The research was published as a reviewed preprint in eLife. The work sheds light on the interplay between genetic attributes and environmental conditions in shaping insulin signaling in skeletal muscle—a crucial regulator of metabolism. The study also provides a unique tool for assessing the range of phosphorylation in insulin reactions.

“Insulin resistance—the failure of insulin to promote glucose uptake in its target tissues—is triggered by genetic and environmental factors such as family history and high-calorie diets,” says lead author Julian van Gerwen, who was an undergraduate at the School of Life and Environmental Sciences, University of Sydney, as he worked on the study.

Insulin normally prompts the body to absorb glucose from the bloodstream via a signaling pathway. These signals are enabled by phosphorylation. This is the addition of a phosphate group to a protein at a very specific positiona phosphosite. 

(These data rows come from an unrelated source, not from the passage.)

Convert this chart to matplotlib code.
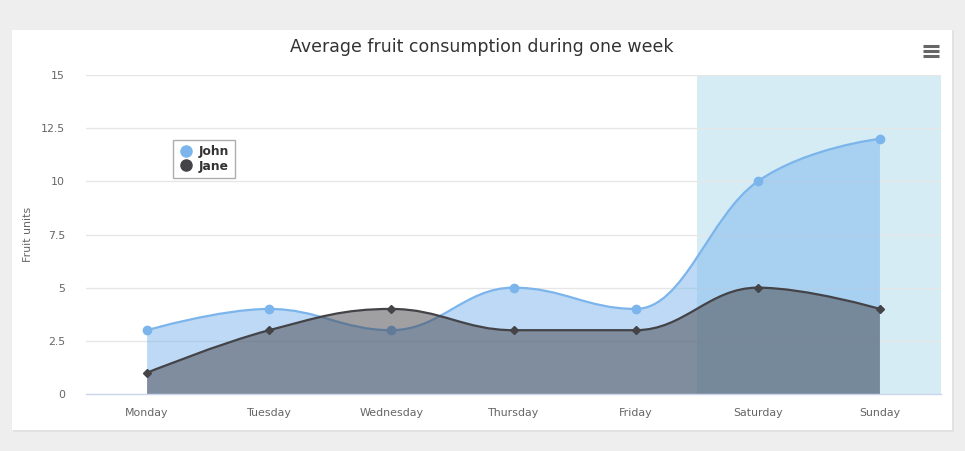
import matplotlib

matplotlib.use("Agg")
import matplotlib.pyplot as plt
from matplotlib.lines import Line2D
from matplotlib.patches import PathPatch, Rectangle
from matplotlib.path import Path

DAYS = ["Monday", "Tuesday", "Wednesday", "Thursday", "Friday", "Saturday", "Sunday"]
JOHN = [3, 4, 3, 5, 4, 10, 12]
JANE = [1, 3, 4, 3, 3, 5, 4]
Y_TICKS = [0, 2.5, 5, 7.5, 10, 12.5, 15]
Y_TICK_LABELS = ["0", "2.5", "5", "7.5", "10", "12.5", "15"]
WEEKEND_BAND = (4.5, 6.5)

JOHN_COLOR = "#7cb5ec"
JANE_COLOR = "#434348"
BAND_COLOR = (68 / 255, 170 / 255, 213 / 255, 0.22)
TEXT_COLOR = "#333333"
LABEL_COLOR = "#666666"
SMOOTHING = 1.5
FONT = ["DejaVu Sans"]

W, H = 965, 451


def spline_path(xs, ys):
    """Bezier path with the same control-point rule as a Highcharts spline."""
    n = len(xs)
    left = [(xs[i], ys[i]) for i in range(n)]
    right = [(xs[i], ys[i]) for i in range(n)]
    for i in range(1, n - 1):
        px, py = xs[i], ys[i]
        lx, ly = xs[i - 1], ys[i - 1]
        nx, ny = xs[i + 1], ys[i + 1]
        d = SMOOTHING + 1
        lcx = (SMOOTHING * px + lx) / d
        lcy = (SMOOTHING * py + ly) / d
        rcx = (SMOOTHING * px + nx) / d
        rcy = (SMOOTHING * py + ny) / d
        if rcx != lcx:
            corr = (rcy - lcy) * (rcx - px) / (rcx - lcx) + py - rcy
            lcy += corr
            rcy += corr
        if lcy > ly and lcy > py:
            lcy = max(ly, py)
            rcy = 2 * py - lcy
        elif lcy < ly and lcy < py:
            lcy = min(ly, py)
            rcy = 2 * py - lcy
        if rcy > ny and rcy > py:
            rcy = max(ny, py)
            lcy = 2 * py - rcy
        elif rcy < ny and rcy < py:
            rcy = min(ny, py)
            lcy = 2 * py - rcy
        left[i] = (lcx, lcy)
        right[i] = (rcx, rcy)
    verts = [(xs[0], ys[0])]
    codes = [Path.MOVETO]
    for i in range(1, n):
        verts += [right[i - 1], left[i], (xs[i], ys[i])]
        codes += [Path.CURVE4] * 3
    return verts, codes


def draw_series(ax, values, color, marker, msize, z):
    xs = list(range(len(values)))
    verts, codes = spline_path(xs, values)
    area_verts = verts + [(xs[-1], 0), (xs[0], 0), verts[0]]
    area_codes = codes + [Path.LINETO, Path.LINETO, Path.CLOSEPOLY]
    ax.add_patch(
        PathPatch(Path(area_verts, area_codes), facecolor=color, alpha=0.5,
                  edgecolor="none", zorder=z)
    )
    ax.add_patch(
        PathPatch(Path(verts, codes), facecolor="none", edgecolor=color,
                  linewidth=1.6, zorder=z + 0.5)
    )
    ax.plot(xs, values, linestyle="none", marker=marker, markersize=msize,
            color=color, zorder=z + 0.6)


fig = plt.figure(figsize=(W / 100, H / 100), dpi=100)
fig.patch.set_facecolor("#eeeeee")

# white card with a soft shadow
fig.patches.append(Rectangle((13 / W, 1 - 432 / H), 941 / W, 402 / H,
                             transform=fig.transFigure, facecolor="#e2e2e2",
                             edgecolor="none", zorder=-2))
fig.patches.append(Rectangle((12 / W, 1 - 430 / H), 940 / W, 400 / H,
                             transform=fig.transFigure, facecolor="white",
                             edgecolor="none", zorder=-1))

ax = fig.add_axes([86 / W, 1 - 394 / H, 855 / W, 319 / H])
ax.set_facecolor("none")
ax.set_xlim(-0.5, len(DAYS) - 0.5)
ax.set_ylim(0, 15)

ax.axvspan(*WEEKEND_BAND, color=BAND_COLOR, linewidth=0, zorder=0.5)
for y in Y_TICKS[1:]:
    ax.axhline(y, color="#e6e6e6", linewidth=1, zorder=0.6)

draw_series(ax, JOHN, JOHN_COLOR, "o", 6, 2)
draw_series(ax, JANE, JANE_COLOR, "D", 4.5, 3)

for side in ("top", "right", "left"):
    ax.spines[side].set_visible(False)
ax.spines["bottom"].set_color("#ccd6eb")
ax.spines["bottom"].set_linewidth(1)
ax.spines["bottom"].set_zorder(5)

ax.set_xticks(range(len(DAYS)))
ax.set_xticklabels(DAYS, fontsize=7.9, color=LABEL_COLOR, family=FONT)
ax.set_yticks(Y_TICKS)
ax.set_yticklabels(Y_TICK_LABELS, fontsize=7.9, color=LABEL_COLOR, family=FONT)
ax.tick_params(axis="x", length=0, pad=10)
ax.tick_params(axis="y", length=0, pad=15)

ax.set_ylabel("Fruit units", fontsize=7.9, color=LABEL_COLOR, family=FONT)
ax.yaxis.set_label_coords((33 - 86) / 855, 0.5)

fig.text(482 / W, 1 - 47 / H, "Average fruit consumption during one week",
         ha="center", va="center", fontsize=12.5, color=TEXT_COLOR, family=FONT)

# context menu icon
for y in (46, 51, 56):
    fig.add_artist(Line2D([923 / W, 939 / W], [1 - y / H, 1 - y / H],
                          color="#666666", linewidth=2.2, solid_capstyle="butt"))

handles = [
    Line2D([], [], linestyle="none", marker="o", markersize=8, color=JOHN_COLOR),
    Line2D([], [], linestyle="none", marker="o", markersize=8, color=JANE_COLOR),
]
leg = fig.legend(handles, ["John", "Jane"], loc="upper left",
                 bbox_to_anchor=(173 / W, 1 - 140 / H), borderaxespad=0,
                 frameon=True, fancybox=False, handlelength=1.3,
                 handletextpad=0.35, labelspacing=0.1, borderpad=0.45,
                 prop={"family": FONT, "weight": "bold", "size": 8.8})
leg.get_frame().set_edgecolor("#999999")
leg.get_frame().set_linewidth(1)
for t in leg.get_texts():
    t.set_color(TEXT_COLOR)

fig.savefig("out.png", dpi=100)
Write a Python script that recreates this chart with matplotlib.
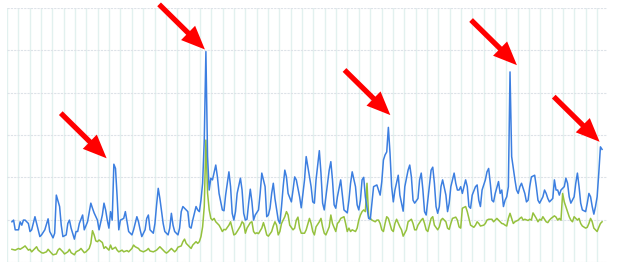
import matplotlib
matplotlib.use('Agg')
import matplotlib.pyplot as plt
import numpy as np

# daily series (day of year, value)
blue_days = [3, 4, 5, 7, 8, 9, 10, 11, 13, 14, 15, 17, 19, 20, 21, 23, 25, 26, 28, 29,
             30, 32, 33, 34, 36, 37, 38, 39, 41, 42, 43, 44, 46, 47, 49, 51, 52, 53, 55, 56,
             58, 59, 60, 61, 62, 63, 64, 65, 66, 67, 68, 69, 71, 72, 73, 74, 76, 77, 79, 80,
             81, 82, 84, 85, 86, 87, 89, 90, 91, 92, 93, 95, 96, 98, 99, 100, 101, 102, 104, 105,
             106, 107, 108, 110, 111, 112, 113, 115, 116, 117, 118, 119, 120, 121, 122, 123, 124, 125, 127, 128,
             129, 131, 132, 133, 135, 136, 137, 138, 139, 140, 142, 143, 144, 145, 146, 147, 148, 149, 150, 151,
             153, 154, 155, 157, 158, 159, 160, 161, 162, 163, 165, 166, 167, 168, 169, 170, 171, 173, 174, 175,
             176, 178, 179, 181, 182, 183, 185, 186, 187, 188, 190, 191, 192, 193, 194, 196, 197, 198, 199, 200,
             201, 203, 204, 205, 207, 208, 209, 210, 212, 213, 214, 215, 216, 217, 218, 220, 221, 222, 223, 225,
             226, 227, 228, 229, 230, 231, 232, 233, 234, 235, 236, 238, 239, 241, 242, 244, 245, 246, 247, 248,
             250, 251, 252, 253, 254, 255, 256, 258, 259, 260, 261, 262, 263, 264, 265, 267, 268, 269, 270, 272,
             273, 274, 275, 276, 277, 279, 280, 281, 282, 283, 285, 286, 287, 288, 289, 291, 292, 293, 294, 295,
             296, 297, 299, 300, 301, 302, 303, 304, 305, 306, 307, 309, 310, 311, 312, 313, 315, 316, 317, 318,
             319, 321, 322, 323, 324, 326, 327, 328, 329, 330, 332, 333, 334, 335, 336, 337, 339, 340, 341, 342,
             343, 345, 346, 347, 348, 349, 350, 352, 353, 354, 355, 356, 357, 358, 359, 360, 361, 362]
blue_vals = [95, 99, 76, 76, 95, 87, 99, 99, 91, 72, 76, 107, 76, 60, 64, 76, 102, 72, 57, 68,
             158, 131, 87, 60, 64, 91, 99, 80, 54, 72, 72, 91, 111, 76, 95, 139, 127, 116, 99, 76,
             111, 139, 123, 99, 80, 119, 99, 231, 221, 154, 76, 99, 103, 119, 95, 72, 64, 76, 107, 95,
             76, 60, 76, 103, 111, 76, 68, 91, 135, 174, 150, 91, 72, 64, 80, 115, 87, 72, 64, 80,
             119, 131, 127, 119, 83, 80, 99, 131, 123, 119, 146, 186, 288, 497, 249, 170, 198, 194, 229, 201,
             162, 123, 121, 158, 213, 178, 115, 99, 119, 162, 198, 170, 115, 99, 101, 139, 172, 142, 99, 111,
             123, 162, 210, 178, 107, 111, 127, 162, 186, 150, 99, 91, 131, 178, 217, 201, 162, 142, 170, 201,
             194, 154, 128, 194, 249, 225, 178, 142, 139, 194, 263, 210, 139, 123, 154, 217, 237, 194, 135, 127,
             154, 194, 158, 123, 116, 146, 186, 213, 178, 135, 123, 146, 194, 200, 154, 103, 101, 139, 178, 182,
             170, 158, 190, 241, 253, 260, 318, 257, 178, 142, 170, 205, 158, 120, 178, 217, 229, 201, 146, 139,
             150, 194, 210, 170, 119, 111, 146, 217, 224, 186, 131, 115, 131, 178, 194, 158, 119, 139, 178, 210,
             186, 170, 170, 178, 162, 194, 178, 131, 127, 158, 178, 182, 146, 131, 170, 194, 213, 221, 186, 146,
             142, 162, 190, 162, 170, 131, 146, 154, 178, 449, 249, 194, 170, 162, 178, 186, 162, 142, 146, 178,
             201, 205, 178, 146, 139, 154, 170, 162, 150, 142, 150, 194, 170, 170, 158, 170, 178, 198, 186, 154,
             139, 154, 186, 210, 178, 139, 123, 119, 139, 162, 154, 131, 113, 131, 154, 210, 272, 266]

green_days = [3, 5, 7, 8, 10, 11, 13, 14, 15, 17, 18, 19, 21, 22, 24, 25, 27, 28, 30, 31,
              32, 34, 35, 37, 38, 39, 41, 42, 44, 45, 47, 48, 50, 51, 52, 53, 54, 55, 56, 58,
              59, 60, 62, 63, 64, 66, 67, 68, 70, 71, 73, 74, 76, 77, 78, 80, 81, 83, 85, 86,
              87, 89, 91, 92, 93, 94, 96, 97, 98, 100, 101, 102, 103, 104, 106, 107, 108, 109, 111, 112,
              113, 115, 116, 117, 118, 119, 120, 121, 122, 123, 124, 125, 126, 127, 129, 130, 131, 132, 133, 135,
              136, 137, 138, 139, 140, 142, 143, 144, 145, 146, 148, 149, 150, 151, 152, 153, 155, 156, 157, 158,
              159, 161, 162, 163, 164, 165, 166, 167, 169, 170, 171, 172, 174, 175, 176, 177, 178, 179, 181, 182,
              184, 185, 186, 187, 188, 190, 191, 192, 193, 194, 196, 197, 198, 200, 201, 202, 203, 205, 206, 207,
              208, 209, 210, 212, 213, 214, 215, 216, 217, 218, 219, 220, 221, 222, 224, 225, 226, 227, 228, 229,
              230, 231, 232, 234, 235, 236, 237, 239, 240, 241, 243, 244, 246, 247, 248, 249, 250, 252, 253, 254,
              255, 256, 257, 258, 259, 260, 262, 263, 264, 265, 267, 268, 269, 270, 271, 273, 274, 275, 276, 277,
              279, 280, 281, 282, 284, 285, 286, 287, 288, 290, 291, 292, 293, 295, 296, 297, 298, 299, 301, 302,
              303, 304, 305, 306, 307, 308, 309, 311, 312, 313, 314, 315, 317, 318, 319, 320, 322, 323, 324, 325,
              326, 328, 329, 330, 331, 333, 334, 335, 336, 337, 338, 339, 341, 342, 343, 344, 345, 347, 348, 349,
              350, 352, 353, 354, 355, 356, 357, 359, 360, 361, 362]
green_vals = [30, 28, 32, 30, 35, 38, 28, 30, 24, 32, 36, 28, 22, 21, 24, 30, 21, 17, 19, 28,
              32, 24, 19, 24, 30, 22, 17, 24, 28, 32, 22, 24, 32, 44, 74, 64, 50, 48, 52, 46,
              32, 36, 28, 40, 30, 35, 28, 24, 28, 24, 27, 24, 32, 40, 36, 32, 27, 24, 28, 32,
              26, 24, 28, 32, 36, 32, 24, 21, 24, 32, 28, 24, 28, 35, 38, 48, 54, 44, 36, 32,
              40, 48, 44, 48, 60, 83, 131, 288, 163, 123, 103, 99, 103, 95, 87, 80, 72, 77, 76, 87,
              95, 80, 64, 66, 72, 85, 95, 91, 68, 80, 93, 95, 72, 67, 69, 67, 80, 93, 80, 64,
              61, 72, 85, 95, 87, 64, 72, 91, 107, 119, 111, 87, 76, 80, 99, 106, 80, 68, 68, 76,
              103, 91, 72, 64, 83, 95, 103, 83, 68, 64, 83, 111, 91, 72, 91, 95, 103, 107, 91, 72,
              80, 72, 76, 72, 80, 99, 111, 119, 123, 119, 186, 107, 103, 99, 95, 99, 99, 91, 76, 72,
              91, 107, 103, 76, 72, 91, 101, 83, 76, 61, 76, 95, 101, 91, 76, 76, 87, 99, 103, 91,
              76, 72, 87, 103, 107, 87, 76, 83, 99, 103, 95, 80, 77, 91, 103, 106, 99, 83, 80, 127,
              131, 119, 103, 87, 82, 87, 95, 91, 85, 87, 91, 99, 101, 101, 95, 99, 103, 99, 91, 90,
              87, 85, 103, 115, 103, 91, 95, 99, 103, 106, 99, 101, 98, 101, 99, 116, 103, 95, 101, 99,
              107, 95, 93, 99, 103, 109, 106, 99, 103, 99, 162, 142, 119, 107, 99, 95, 107, 99, 103, 91,
              85, 80, 82, 91, 103, 95, 80, 72, 82, 91, 95]

# where the red arrows point (day, value)
arrow_days = [60.6, 120.4, 233.2, 310.2, 360.5]
arrow_vals = [245, 502, 347, 465, 284]

fig = plt.figure(figsize=(6.17, 2.67), dpi=100)
ax = fig.add_axes([7 / 617, 5 / 267, 600 / 617, 254 / 267])
ax.set_xlim(0, 365)
ax.set_ylim(0, 600)
for s in ax.spines.values():
    s.set_visible(False)
ax.set_xticks(np.linspace(0, 359, 53))
ax.set_yticks(np.arange(0, 601, 100))
ax.tick_params(length=0, labelbottom=False, labelleft=False)
ax.set_axisbelow(True)
ax.xaxis.grid(True, color='#e2f1ef', lw=1)
ax.yaxis.grid(True, color='#dde2e8', lw=0.8, ls=(0, (2, 1)))

ax.plot(green_days, green_vals, color='#95c13d', lw=1.1)
ax.plot(blue_days, blue_vals, color='#3c7fe0', lw=1.1)

for d, v in zip(arrow_days, arrow_vals):
    ax.annotate('', xy=(d, v), xytext=(-33, 32.5), textcoords='offset points',
                annotation_clip=False,
                arrowprops=dict(arrowstyle='simple,head_length=0.85,head_width=0.72,tail_width=0.19',
                                fc='#ff0000', ec='none', lw=0, shrinkA=0, shrinkB=0,
                                mutation_scale=20))

fig.savefig('out.png', dpi=100)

Insulin signaling is believed to control thousands of phosphosites, but many are still uncharacterized. In addition, although it is well known that people vary greatly in their physiological response to insulin, it remains unclear how genetics or diet influence the phosphorylation status of cellular proteins—also known as the phosphoproteome. 

This team fed five strains of mice either a normal or high-fat and high-sugar diet, and took samples of their skeletal muscle, which is the site of greatest insulin-triggered glucose uptake after eating. The team they measured phosphorylation of the thousands of proteins present in each muscle sample using mass spectrometry. Their analysis recovered many well-known insulin-regulated phosphosites, and many more novel sites not previously been associated with insulin signaling. 

To explore the influence of genetic and environmental variation, the team developed an algorithm to analyze which changes could be attributed to genetics, diet, or their combination. Almost half of all insulin-regulated phosphosites were affected in the strain of the mice fed a normal diet, either having a stronger or weaker response to insulin. Overall, each genetic background displayed a unique fingerprint of insulin signaling. 

By contrast, although there were changes in insulin signaling caused by diet, the vast majority of these were shaped by the genetic background of the mice. Many phosphosites even changed in the opposite direction between multiple strains, highlighting that the molecular impacts of a high-fat diet are strongly controlled by genetics. 

To explore whether these changes in phosphorylation amounted to an altered insulin response in the mice, the team also measured glucose uptake in the same muscles used for the phosphoproteome analysis. By linking all insulin-regulated phosphosites with the level of glucose uptake, the researchers narrowed down on a set of key phosphosites likely to control the insulin response. “Inspired” by one of these phosphosites, the team found that modulating a specific protein could reverse insulin resistance in a cell-based model.